Explicaba don Carlos Clausewitz que la guerra es la continuación de la política por otros medios. Enseguida nos ocuparemos de esa guerra asimétrica que es el terrorismo. Una guerra que nunca se declara, que no se atiene a los usos y leyes bajo los cuales se obtiene la gloria, que permite enorgullecerse de la victoria. No se ha producido la disolución de ETA, nadie ha dado la voz de ¡rompan filas! Así que ahora debemos considerar que, a la recíproca, con el desistimiento de las armas asistiremos a la continuación de la lucha por otros medios. Cesará el poder de convicción de la pólvora y se confiará a los argumentos en contraste. Es una muy buena noticia, que nos plantea exigencias a cumplir con mayor unidad e inteligencia.
Otra cosa es que, en medio de la desesperación por la sangre derramada, algunos pudieran pensar hace años en el recurso al terrorismo de Estado, a la guerra sucia. Pero esos medios degradaban el propio sistema, lo equiparaban al del adversario que se combatía, dándole así el mayor de sus triunfos. La democracia supo corregir esa tentación de quienes pretendían tomarse la justicia por su mano. Quedó claro que en la lucha contra el terrorismo no hay atajos, ni tribunales militares, ni campo para la mentalidad sumarísima que siempre prende en el simplismo populista. Los terroristas fueron encontrados y puestos a disposición judicial, tuvieron sus garantías procesales, sus abogados, sus recursos, sus condenas y su cumplimiento penitenciario. Si no se les aplicaron hasta ahora los beneficios previstos para los reclusos fue porque quienes controlaban la banda impusieron la norma de que renunciaran a ellos, en el entendido de que así se garantizaban mejor el control de los penados, como recordó ayer en la Cadena SER el ministro del Interior.
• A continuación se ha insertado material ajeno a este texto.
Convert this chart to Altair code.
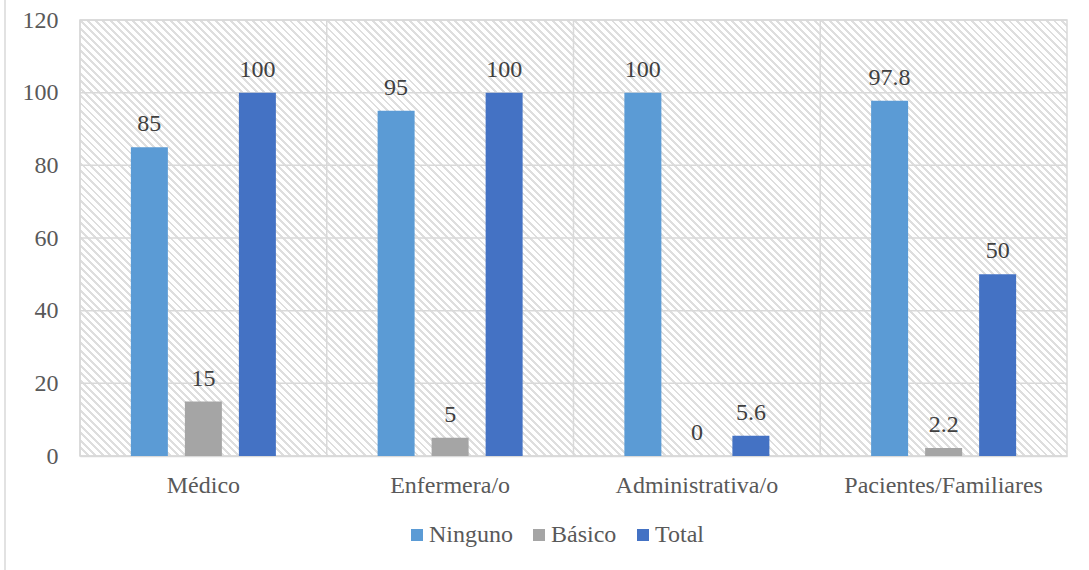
import math
import altair as alt
import pandas as pd

# Survey categories and the three series (percent)
categorias = ["Médico", "Enfermera/o", "Administrativa/o", "Pacientes/Familiares"]
series = ["Ninguno", "Básico", "Total"]
ninguno = [85, 95, 100, 97.8]
basico = [15, 5, 0, 2.2]
total = [100, 100, 5.6, 50]
colores = ["#5B9BD5", "#A5A5A5", "#4472C4"]
y_ticks = [0, 20, 40, 60, 80, 100, 120]

rows = []
for serie, valores in zip(series, [ninguno, basico, total]):
    for cat, v in zip(categorias, valores):
        rows.append({"categoria": cat, "serie": serie, "valor": v})
df = pd.DataFrame(rows)
ticks_df = pd.DataFrame({"valor": y_ticks})
cats_df = pd.DataFrame({"categoria": categorias})

W, H = 987, 436
FONT = "Liberation Serif"
GRID = "#d9d9d9"

# Diagonal hatch for the plot background, built as a striped linear gradient.
# Coordinates are in bounding-box units; the end point is chosen so the stripes
# run at 45 degrees on the W x H area.
s = W * (H + W) / (H * H + W * W)
period = 5.3
n = int(round((W + H) / math.sqrt(2) / period))
frac = 0.38
stops = []
for k in range(n):
    a = k / n
    b = (k + frac) / n
    c = (k + 1) / n
    stops += [
        {"offset": a, "color": "#dedede"},
        {"offset": b, "color": "#dedede"},
        {"offset": b, "color": "#ffffff"},
        {"offset": c, "color": "#ffffff"},
    ]
hatch = {
    "gradient": "linear",
    "x1": 0, "y1": 1,
    "x2": s, "y2": 1 - s * H / W,
    "stops": stops,
}

x_scale = alt.Scale(domain=categorias, paddingInner=0, paddingOuter=0)
y_scale = alt.Scale(domain=[0, 120], nice=False)

x_axis = alt.Axis(
    labelAngle=0, labelAlign="center", labelBaseline="top", labelLimit=400,
    ticks=False, tickSize=0, grid=False,
    domainColor=GRID, domainWidth=1.5,
    labelFont=FONT, labelFontSize=24, labelColor="#595959", labelPadding=17,
)
y_axis = alt.Axis(
    values=y_ticks, ticks=False, tickSize=0, domain=False, grid=False,
    labelFont=FONT, labelFontSize=24, labelColor="#595959", labelPadding=22,
)

# hatched plot background with its border
background = alt.Chart(alt.Data(values=[{"k": 0}])).mark_rect(
    color=hatch, stroke=GRID, strokeWidth=1.5
).encode(x=alt.value(0), x2=alt.value(W), y=alt.value(0), y2=alt.value(H))

# horizontal gridlines at the y ticks
hgrid = alt.Chart(ticks_df).mark_rule(color=GRID, strokeWidth=1.5).encode(
    y=alt.Y("valor:Q", scale=y_scale, axis=y_axis, title=None)
)

# vertical gridlines at the category boundaries
vgrid = alt.Chart(cats_df).mark_rule(color=GRID, strokeWidth=1.5).encode(
    x=alt.X("categoria:N", sort=categorias, scale=x_scale, bandPosition=0,
            axis=x_axis, title=None)
)

bars = alt.Chart(df).mark_bar().encode(
    x=alt.X("categoria:N", sort=categorias, scale=x_scale, axis=x_axis, title=None),
    xOffset=alt.XOffset(
        "serie:N", sort=series,
        scale=alt.Scale(paddingInner=0.315, paddingOuter=0.942),
    ),
    y=alt.Y("valor:Q", scale=y_scale, axis=y_axis, title=None),
    color=alt.Color(
        "serie:N", sort=series,
        scale=alt.Scale(domain=series, range=colores),
        legend=alt.Legend(
            title=None, orient="none", direction="horizontal",
            legendX=325, legendY=503,
            symbolType="square", symbolSize=144, symbolStrokeWidth=0,
            labelFont=FONT, labelFontSize=24, labelColor="#595959",
            labelOffset=0, columnPadding=14,
        ),
    ),
)

labels = alt.Chart(df).mark_text(
    font=FONT, fontSize=24, color="#404040", baseline="alphabetic", dy=-16
).encode(
    x=alt.X("categoria:N", sort=categorias, scale=x_scale, axis=x_axis, title=None),
    xOffset=alt.XOffset("serie:N", sort=series),
    y=alt.Y("valor:Q", scale=y_scale, axis=y_axis, title=None),
    text=alt.Text("valor:Q", format=".1~f"),
)

# outer frame line on the left edge
frame = alt.Chart(alt.Data(values=[{"k": 0}])).mark_rule(
    color=GRID, strokeWidth=1.5
).encode(x=alt.value(-75), y=alt.value(-20), y2=alt.value(550))

chart = (
    alt.layer(background, hgrid, vgrid, bars, labels, frame)
    .properties(
        width=W, height=H,
        autosize=alt.AutoSizeParams(type="none"),
        padding={"left": 80, "top": 20, "right": 22, "bottom": 114},
        background="white",
    )
    .configure(font=FONT)
    .configure_view(stroke=None)
)

chart.save("out.html", embed_options={"renderer": "svg", "actions": False})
Cuando se tiene miedo no se tiene vergüenza, o la vergüenza ocupa menos espacio que el miedo enorme, y sabemos también que en las situaciones a que nos llevaron la vida solo tenía dos sentidos: con ellos o contra ellos. Aunque muchos buscaran acomodo intentando un limbo intermedio. También escribe Gonçalo Tavares en Un hombre: Klaus Klump, que “nadie ama a un cobarde, lo que significa que mientras se ama no se logra ver la cobardía en el otro”. Hemos estado en situaciones límite sobre las que se pronunció nuestro amigo Arturo Soria y Espinosa cuando dijo que más vale ser asesinado que asesino. Esa superioridad no puede ser malversada ni siquiera por el victimato que pretende enardecer Jaime Mayor Oreja para llevarlo a la exasperación. Siempre supimos que el partido que gobernara estaría incapacitado para exhibir el desestimiento de ETA como un mérito ante el electorado.